The wisdom of Oliver Sacks

Dr. Oliver Sacks, celebrated writer and neurologist, passed away from cancer at the age of 82 yesterday. Sacks was known for his empathy in writing and in practice, as well as the accessible way he wrote case studies from his medical work, like the popular “The Man Who Mistook His Wife For A Hat.”

His writing helped to educate the public about neurological problems. As The New York Times wrote about his life, “Describing his patients’ struggles and sometimes uncanny gifts, Dr. Sacks helped introduce syndromes like Tourette’s or Asperger’s to a general audience. But he illuminated their characters as much as their conditions; he humanized and demystified them.”

In February, Sacks wrote a beautifully moving essay in The New York Times, where he talked about his terminal diagnosis and what he wanted to do with the precious few months he had left. He was afraid, he acknowledged, but he was also grateful: “I have loved and been loved; I have been given much and I have given something in return; I have read and traveled and thought and written. I have had an intercourse with the world.”

In honor of his life, we’ve selected some of the best pieces of wisdom he had about life, death, and the incredible moments in between.

 “I want and hope in the time that remains to deepen my friendships, to say farewell to those I love, to write more, to travel if I have the strength, to achieve new levels of understanding and insight. This will involve audacity, clarity and plain speaking; trying to straighten my accounts with the world. But there will be time, too, for some fun (and even some silliness, as well).”

”My Own Life”, The New York Times

“Music can lift us out of depression or move us to tears—it is a remedy, a tonic, orange juice for the ear. But for many of my neurological patients, music is even more—it can provide access, even when no medication can, to movement, to speech, to life. For them, music is not a luxury, but a necessity.”

Musicophilia (2007)

“If we wish to know about a man, we ask ‘what is his story—his real, inmost story?’—for each of us is a biography, a story. Each of us is a singular narrative, which is constructed, continually, unconsciously, by, through, and in us—through our perceptions, our feelings, our thoughts, our actions; and, not least, our discourse, our spoken narrations. Biologically, physiologically, we are not so different from each other; historically, as narratives—we are each of us unique.”

The Man Who Mistook His Wife for a Hat (1985) 

“I do not think of old age as an ever grimmer time that one must somehow endure and make the best of, but as a time of leisure and freedom, freed from the factitious urgencies of earlier days, free to explore whatever I wish, and to bind the thoughts and feelings of a lifetime together.

”The Joy of Old Age (No Kidding.)”, The New York Times

“I love to discover potential in people who aren’t thought to have any.”

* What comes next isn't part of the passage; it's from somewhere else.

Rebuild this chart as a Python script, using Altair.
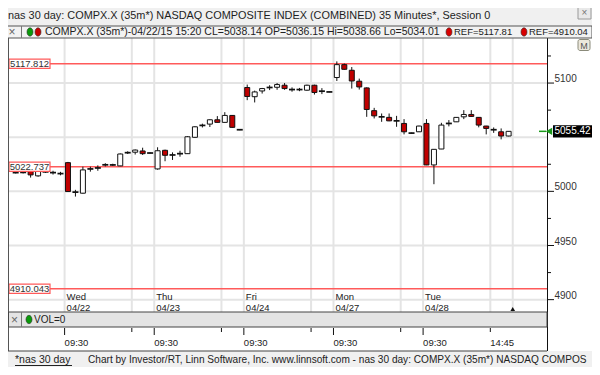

Interview with People. March 17, 1986

“To live on a day-to-day basis is insufficient for human beings; we need to transcend, transport, escape; we need meaning, understanding, and explanation; we need to see overall patterns in our lives. We need hope, the sense of a future. And we need freedom (or at least the illusion of freedom) to get beyond ourselves, whether with telescopes and microscopes and our ever-burgeoning technology or in states of mind which allow us to travel to other worlds, to transcend our immediate surroundings. We need detachment of this sort as much as we need engagement in our lives.”

Hallucinations (2012) 

“When people die, they cannot be replaced. They leave holes that cannot be filled, for it is the fate — the genetic and neural fate — of every human being to be a unique individual, to find his own path, to live his own life, to die his own death.”

”My Own Life”The New York Times

Rest in peace, Dr. Sacks. The world will miss you.